W kolejnym roku po cudzie eucharystycznym w Bolsenie papież Urban ogłosił święto Najświętszego Ciała i Krwi Chrystusa dla całej wspólnoty Kościoła. Stało się to za sprawą bulli Transiturus de hoc Mundo. „Sam papież chciał dać przykład, celebrując uroczystość Bożego Ciała w Orvieto, mieście, w którym wówczas przebywał” – mówił papież Benedykt XVI.
Niestety w związku ze śmiercią papieża Urbana IV, bulla nie została wówczas proklamowana. Dzieła dopełnił dopiero papież Jan XXII w 1317 roku, 3 lata przed pierwszymi obchodami święta na ziemiach polskich.
Informatyk Boga
Na tydzień przed uroczystością Bożego Ciała, 23 maja 2024 r., Ojciec Święty Franciszek otworzył drogę do kanonizacji bł. Carlo Acutisa, uznając drugi już cud za wstawiennictwem włoskiego nastolatka. „Eucharystia jest moją autostradą do nieba” – mówił nieraz Carlo, który codziennie karmił się ukochanym przez siebie Ciałem Pańskim.
Carlo Acutis od najmłodszych lat interesował się programowaniem komputerowym. Dzisiaj powiedzielibyśmy, że był świetnie rokującym, młodym specjalistą IT. Szczególnie upodobał sobie tworzenie stron internetowych. Przygodę z ich projektowaniem rozpoczął już około 10 roku życia. Jego dziełem życia jest strona przedstawiająca liczne cuda eucharystyczne z całego świata. Dzisiaj często padają określenia, że był „Bożym influencerem”. Można się zastanawiać, czy według dzisiejszych standardów to określenie jest adekwatne. Jednak przyglądając się zasięgowi i liczbie języków, na które została przetłumaczona witryna jego autorstwa, mógłby pozazdrościć ich niejeden twórca internetowy.

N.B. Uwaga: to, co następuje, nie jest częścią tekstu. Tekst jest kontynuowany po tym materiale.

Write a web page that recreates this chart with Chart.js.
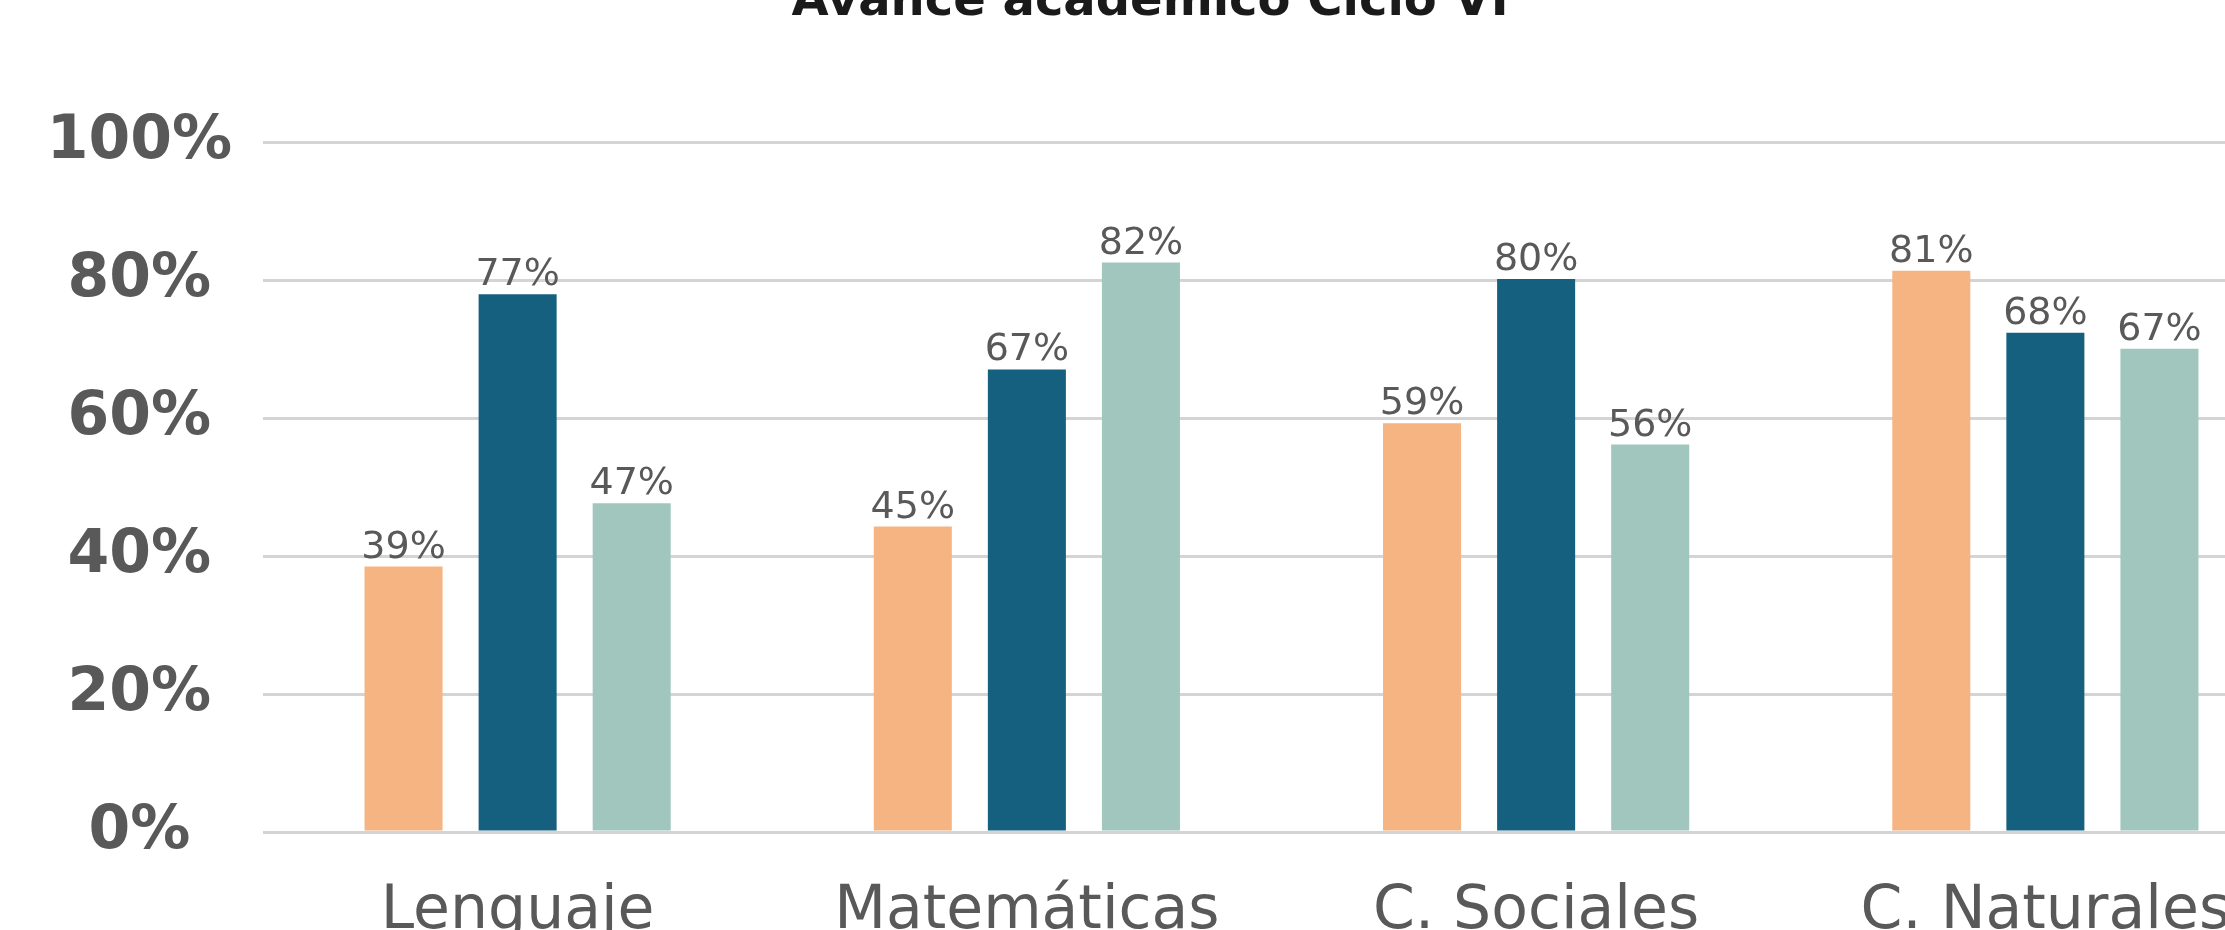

Jego życie nie trwało długo. W 2006 roku, w wieku 15 lat, u Carlo zdiagnozowano ciężki przypadek białaczki. Nowotwór rozwinął się bardzo szybko, a nastolatek zmarł jeszcze tego samego roku w opinii świętości. Od beatyfikacji w 2020 roku jego ciało wystawione jest do publicznej czci. Umieszczono je w przeszklonym grobie w kościele Matki Bożej Większej w Asyżu. Widnieje na nim chrystogram IHS rozwijany jako Jesus Hominum Salvator – Jezus Zbawiciel Ludzi lub In Hoc Signo (vinces) – w tym znaku zwycięstwo.